Adventures in Toddler Travel
You may think we chose to visit the bird park on account of Noe. Nah. We would’ve come here regardless.
We did assume, however, that visiting the bird park came with the added bonus of being something really entertaining for a 21-month-old. And I’m certain “normal” Noe would have loved all the fun and exotic critters and the action unfolding all around him.
But we were not dealing with normal Noe, unfortunately.
Yeah, we get to go on this amazing two week trip to Kuala Lumpur and Borneo—even with a toddler. But that’s not to say it didn’t come with costs.
There was a long adjustment curve, and Noe was a moody wreck for much of the first week. But nothing worth doing is ever easy, and that includes traveling with a toddler. What’s the alternative? Not doing it? Catering exclusively to a two-year-old’s whims and wants? What’s the point in that?
Noe did eventually find his groove in Borneo, and we all ended up having a far more fun and memorable time than if we would have spent the holiday at home.
It took a lot of patience and flexibility to do this with Noe, yet in the end, it really made the fun and relaxing moments that much more satisfying.
No, traveling with a little one is nothing like traveling as a couple. But in many ways, we had an overabundance of time to ourselves in those days preventing us from fully appreciating the journey.
Now, we take very little for granted in that respect.
Exploring Zone 2
Crossing a bridge, we came upon a peacock.
Try as we might, we apparently were not attractive enough for the bird to whoo us with his full display of plumage.
Whatever. I don’t need to be validated by some stinkin’ peafowl.
Most of the park is covered in acres and acres of netting, held in place by high steel towers.
Later in our visit, we also explored a flightless bird area that was not covered for obvious reasons.
The netting is not quite dense enough to offer any real protection from the intense equatorial sun, so we recommend going early and putting on lots of sun protection. Only about a third of the park has shade cover.
Birds aren’t the only inhabitants of the park, we discovered.

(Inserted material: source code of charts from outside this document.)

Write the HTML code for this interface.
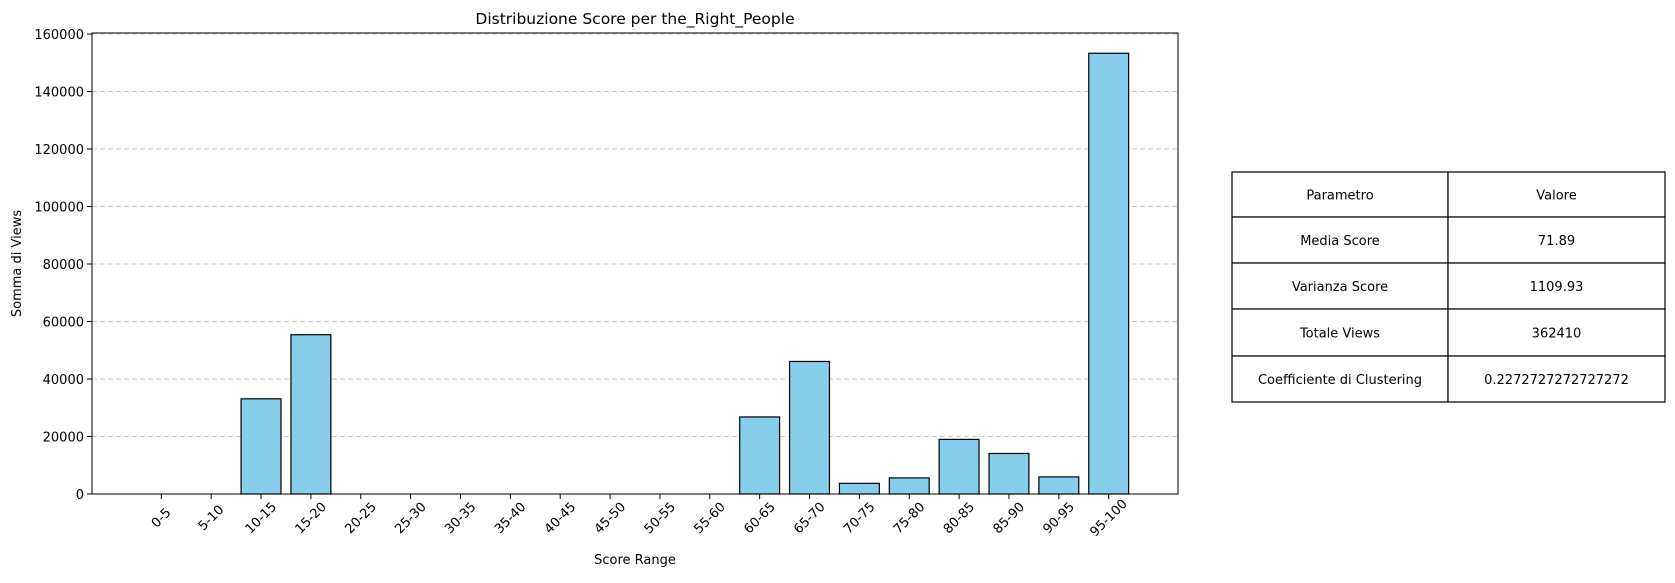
<!DOCTYPE html>
<html><head><meta charset="utf-8"><style>
body{margin:0;background:#fff;}
svg text{font-family:"DejaVu Sans","Liberation Sans",sans-serif;font-size:13px;fill:#000;}
</style></head><body>
<svg width="1675" height="578">
<g id="plot"></g>
<g id="tbl"></g>
</svg>
<script>
const categories=["0-5","5-10","10-15","15-20","20-25","25-30","30-35","35-40","40-45","45-50","50-55","55-60","60-65","65-70","70-75","75-80","80-85","85-90","90-95","95-100"];
const views=[0,0,33100,55400,0,0,0,0,0,0,0,0,26800,46100,3700,5600,19000,14100,5950,153300];
const yTicks=[0,20000,40000,60000,80000,100000,120000,140000,160000];
const tableRows=[["Parametro","Valore"],["Media Score","71.89"],["Varianza Score","1109.93"],["Totale Views","362410"],["Coefficiente di Clustering","0.2272727272727272"]];
const NS="http://www.w3.org/2000/svg";
const L=92,R=1178,T=33,B=494;
const step=(R-L)/21.78;
const xs=i=>L+(i+1.39)*step;
const ys=v=>B-(v/160000)*(B-34);
function mk(tag,attrs,parent,txt){const e=document.createElementNS(NS,tag);for(const k in attrs)e.setAttribute(k,attrs[k]);if(txt!==undefined)e.textContent=txt;parent.appendChild(e);return e;}
const p=document.getElementById('plot');
yTicks.forEach(t=>{
 const y=ys(t);
 if(t>0){const g=mk('line',{x1:L,x2:R,y1:y,y2:y,stroke:'#c8c8c8','stroke-dasharray':'5,3'},p);
 
 }
 mk('line',{x1:L-5,x2:L,y1:y,y2:y,stroke:'#000'},p);
 const tx=mk('text',{x:L-8,y:y+5,'text-anchor':'end'},p,String(t));
 
 
});
categories.forEach((c,i)=>{
 const x=xs(i),y=ys(views[i]);
 const r=mk('rect',{x:x-0.4*step,y:y,width:0.8*step,height:B-y,fill:'#87ceeb',stroke:'#000','stroke-width':1.2},p);
 
 
 mk('line',{x1:x,x2:x,y1:B,y2:B+5,stroke:'#000'},p);
 const cy=B+24;
 const tx=mk('text',{x:x,y:cy+4,'text-anchor':'middle',transform:`rotate(-45 ${x} ${cy})`},p,c);
 
 
});
mk('rect',{x:L,y:T,width:R-L,height:B-T,fill:'none',stroke:'#000','stroke-width':1},p);
const ti=mk('text',{x:(L+R)/2,y:24,'text-anchor':'middle',style:'font-size:15.5px'},p,'Distribuzione Score per the_Right_People');


const xl=mk('text',{x:(L+R)/2,y:564,'text-anchor':'middle'},p,'Score Range');


const yl=mk('text',{x:21,y:(T+B)/2,'text-anchor':'middle',transform:`rotate(-90 21 ${(T+B)/2})`},p,'Somma di Views');


const tb=document.getElementById('tbl');
const TX=[1232,1448,1665],TY=[172,217,263,309,356,402];
tableRows.forEach((row,ri)=>{
 row.forEach((cell,ci)=>{
  const r=mk('rect',{x:TX[ci],y:TY[ri],width:TX[ci+1]-TX[ci],height:TY[ri+1]-TY[ri],fill:'#fff',stroke:'#000','stroke-width':1.2},tb);
  
  
  const t=mk('text',{x:(TX[ci]+TX[ci+1])/2,y:(TY[ri]+TY[ri+1])/2+5,'text-anchor':'middle'},tb,cell);
  
  
 });
});
</script>
</body></html>
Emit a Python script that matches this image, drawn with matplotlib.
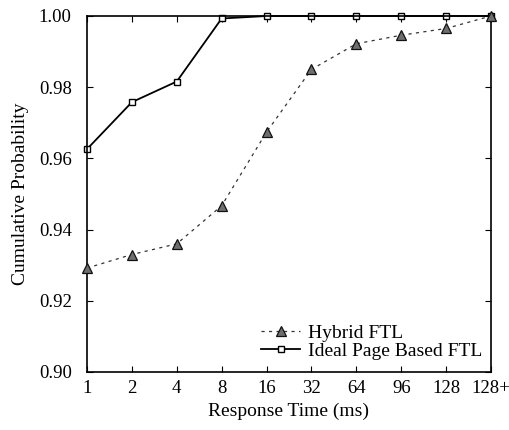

Lots of rest (and hydration) breaks today.
Noe was even interviewed by a local news channel on his thoughts on the bird park. He had much to say, but unfortunately for the rest of us, it was all in Lao. I look forward to seeing the subtitles.
This ibis had a few too many red M&Ms, so it seems.
In Uganda, these are called Crested Cranes and are the national symbol of that country. Here in Malaysia, they are simply known as grey crowned cranes.
90% of birds at KL Bird Park are native to Malaysia.
However, these guys are generally not considered native to Asia, so they’re representatives of that non-native minority of residents.
Noe was far more excited about the FRUIT!!! than the beautiful birds picking at the papaya. He’s something of a fruit-a-holic, which sounds like a really good thing for a toddler in theory, right? Try living in an area of the world where you can’t avoid seeing tropical fruits everywhere you go. FRUIT! FRUIT! FRUIT!!!!!! Ugh. I suppose it could be worse. I suppose he could be like his mommy. CANDY! CANDY! CANDY!!!!!!
The rare green-headed pink flamingo.
Feeding Velociraptors in Zone 4
Another highlight of our morning was feeding this thing.
There was a small out-building with a sign welcoming visitors to take some lettuce and to hand feed the resident ostrich and emus. What fun! Right?
The thing was vicious. I was fairly convinced it was half velociraptor.
After nearly losing her hand to the crazed beast, once was apparently not enough. Lori and Noe repeated their encounter over and over and over.
I guess on some level we assumed the bird would have his fill of lettuce at some point, but no.
Fortunately for Noe, his tastes were simple, and he didn’t seem interested in baby at all, which made me rethink the velociraptor thing altogether. I mean, Noe would have been toast by now, right?
World of Parrots Exhibit
At one point, we came across this guy, smoking a tiny bird cigar.
…and this very skeptical-looking Red Lory.
There was also a Chattering Lory, and I could take this opportunity to make some sort of joke regarding my better half, but I won’t…Lori…
You were supposed to be able to hold this beautiful Rainbow Lorikeet, but every time I put my finger out, he side-stepped it.
We played this game for a while until I realized I was engaged in an utterly pointless game of chicken with a parrot.
Noe, however, enjoyed pointing and laughing, which couldn’t have been good for the poor little bird’s self-image, but made Noe feel better. Bully.
And now, we’ve saved the best for last…or at least the most bizarre.
Here, I present to you the pride of KL Bird Park and the namesake of many of its facilities: the Great Hornbill.
That’s a wrap, folks. It’s nap time!
Have you visited KL Bird Park in Kuala Lumpur?
What did you think? Let us know in the comments below!
3 thoughts on “KL Bird Park: Exploring the World’s Largest Aviary”
Nice place to go with family
When I was travelling overseas fom Australia I often stopped in K/L. I love it there.
I nearly always visited the bird park to unwind/chill out from the pressures of running a business. It is a beautiful spot to cruise for an hour or so.
Always loved the talking Myrna bird (I think) at the entrance. I dont know if he is still there.
Nice post about the KL bird park. Seems you had a much better experience than I did, since it rained when I was there. The red ibis in one of your photos is called the scarlet ibis and is the national bird of Trinidad and Tobago, a country in the Caribbean where I’m from. Whenever I see it in Asia, like at this park, I find it interesting and amusing.